Set down each line of the material that follows, exactly, with no pictures.

Entries with chart source code
++++++

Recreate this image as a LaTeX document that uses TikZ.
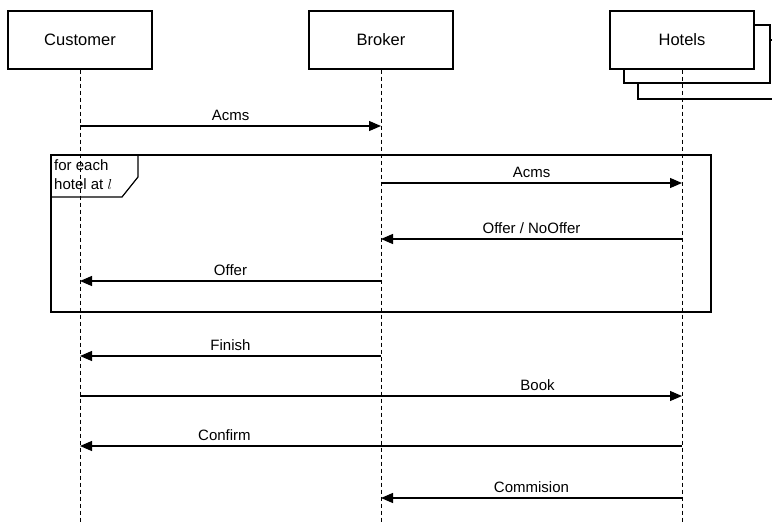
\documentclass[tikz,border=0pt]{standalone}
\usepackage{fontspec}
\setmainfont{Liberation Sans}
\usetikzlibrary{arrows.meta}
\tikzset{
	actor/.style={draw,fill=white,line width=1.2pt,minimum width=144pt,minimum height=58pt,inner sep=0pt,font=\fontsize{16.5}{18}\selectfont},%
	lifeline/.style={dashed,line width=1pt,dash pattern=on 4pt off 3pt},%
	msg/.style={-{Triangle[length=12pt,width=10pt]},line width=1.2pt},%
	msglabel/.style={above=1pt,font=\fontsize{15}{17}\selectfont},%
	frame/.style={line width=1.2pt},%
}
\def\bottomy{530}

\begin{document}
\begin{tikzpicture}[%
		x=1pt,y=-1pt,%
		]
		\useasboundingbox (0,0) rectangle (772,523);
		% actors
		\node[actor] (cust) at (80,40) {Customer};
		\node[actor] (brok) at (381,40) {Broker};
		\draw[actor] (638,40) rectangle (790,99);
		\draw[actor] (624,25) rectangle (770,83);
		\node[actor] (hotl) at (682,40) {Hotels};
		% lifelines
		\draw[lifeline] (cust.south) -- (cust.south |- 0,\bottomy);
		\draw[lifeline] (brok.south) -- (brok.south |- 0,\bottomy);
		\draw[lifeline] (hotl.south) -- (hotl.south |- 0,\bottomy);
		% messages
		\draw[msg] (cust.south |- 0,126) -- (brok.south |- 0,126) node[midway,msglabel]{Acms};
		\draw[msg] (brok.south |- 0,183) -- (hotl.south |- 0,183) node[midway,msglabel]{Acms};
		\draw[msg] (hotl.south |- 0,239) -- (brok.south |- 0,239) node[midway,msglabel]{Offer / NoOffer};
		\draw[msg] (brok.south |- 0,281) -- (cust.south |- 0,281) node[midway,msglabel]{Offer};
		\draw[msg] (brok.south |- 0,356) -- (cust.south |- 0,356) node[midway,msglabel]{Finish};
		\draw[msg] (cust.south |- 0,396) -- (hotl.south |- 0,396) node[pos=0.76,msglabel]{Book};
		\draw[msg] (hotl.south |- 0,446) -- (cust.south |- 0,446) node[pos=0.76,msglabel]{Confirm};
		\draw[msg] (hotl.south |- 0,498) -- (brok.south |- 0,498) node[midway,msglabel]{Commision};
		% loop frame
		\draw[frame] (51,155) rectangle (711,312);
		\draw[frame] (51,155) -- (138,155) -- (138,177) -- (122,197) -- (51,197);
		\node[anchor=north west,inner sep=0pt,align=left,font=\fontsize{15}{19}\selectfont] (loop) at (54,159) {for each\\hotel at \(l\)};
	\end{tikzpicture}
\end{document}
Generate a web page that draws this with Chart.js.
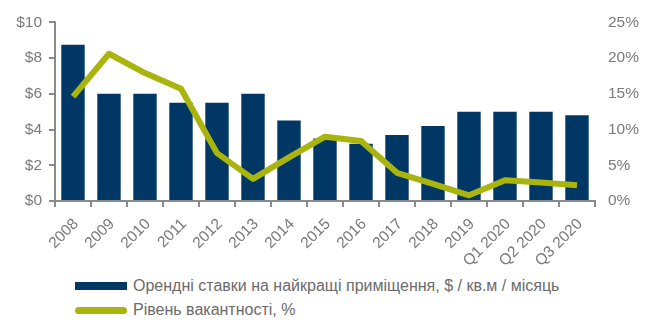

++++++

Exercise output
Recreate this image as a LaTeX document that uses TikZ.
\documentclass[tikz,border=0pt]{standalone}
\usepackage{fontspec}
\setmainfont{Liberation Sans}
\usetikzlibrary{arrows.meta}
\tikzset{
	actor/.style={draw,fill=white,line width=1.2pt,minimum width=144pt,minimum height=58pt,inner sep=0pt,font=\fontsize{16.5}{18}\selectfont},%
	lifeline/.style={dashed,line width=1pt,dash pattern=on 4pt off 3pt},%
	msg/.style={-{Triangle[length=12pt,width=10pt]},line width=1.2pt},%
	msglabel/.style={above=1pt,font=\fontsize{15}{17}\selectfont},%
	frame/.style={line width=1.2pt},%
}
\def\bottomy{530}

\begin{document}
\begin{tikzpicture}[%
		x=1pt,y=-1pt,%
		]
		\useasboundingbox (0,0) rectangle (772,523);
		% actors
		\node[actor] (cust) at (80,40) {Customer};
		\node[actor] (brok) at (381,40) {Broker};
		\draw[actor] (638,40) rectangle (790,99);
		\draw[actor] (624,25) rectangle (770,83);
		\node[actor] (hotl) at (682,40) {Hotels};
		% lifelines
		\draw[lifeline] (cust.south) -- (cust.south |- 0,\bottomy);
		\draw[lifeline] (brok.south) -- (brok.south |- 0,\bottomy);
		\draw[lifeline] (hotl.south) -- (hotl.south |- 0,\bottomy);
		% messages
		\draw[msg] (cust.south |- 0,126) -- (brok.south |- 0,126) node[midway,msglabel]{Acms};
		\draw[msg] (brok.south |- 0,183) -- (hotl.south |- 0,183) node[midway,msglabel]{Acms};
		\draw[msg] (hotl.south |- 0,239) -- (brok.south |- 0,239) node[midway,msglabel]{Offer / NoOffer};
		\draw[msg] (brok.south |- 0,281) -- (cust.south |- 0,281) node[midway,msglabel]{Offer};
		\draw[msg] (brok.south |- 0,356) -- (cust.south |- 0,356) node[midway,msglabel]{Finish};
		\draw[msg] (cust.south |- 0,396) -- (hotl.south |- 0,396) node[pos=0.76,msglabel]{Book};
		\draw[msg] (hotl.south |- 0,446) -- (cust.south |- 0,446) node[pos=0.76,msglabel]{Confirm};
		\draw[msg] (hotl.south |- 0,498) -- (brok.south |- 0,498) node[midway,msglabel]{Commision};
		% loop frame
		\draw[frame] (51,155) rectangle (711,312);
		\draw[frame] (51,155) -- (138,155) -- (138,177) -- (122,197) -- (51,197);
		\node[anchor=north west,inner sep=0pt,align=left,font=\fontsize{15}{19}\selectfont] (loop) at (54,159) {for each\\hotel at \(l\)};
	\end{tikzpicture}
\end{document}
Generate a web page that draws this with Chart.js.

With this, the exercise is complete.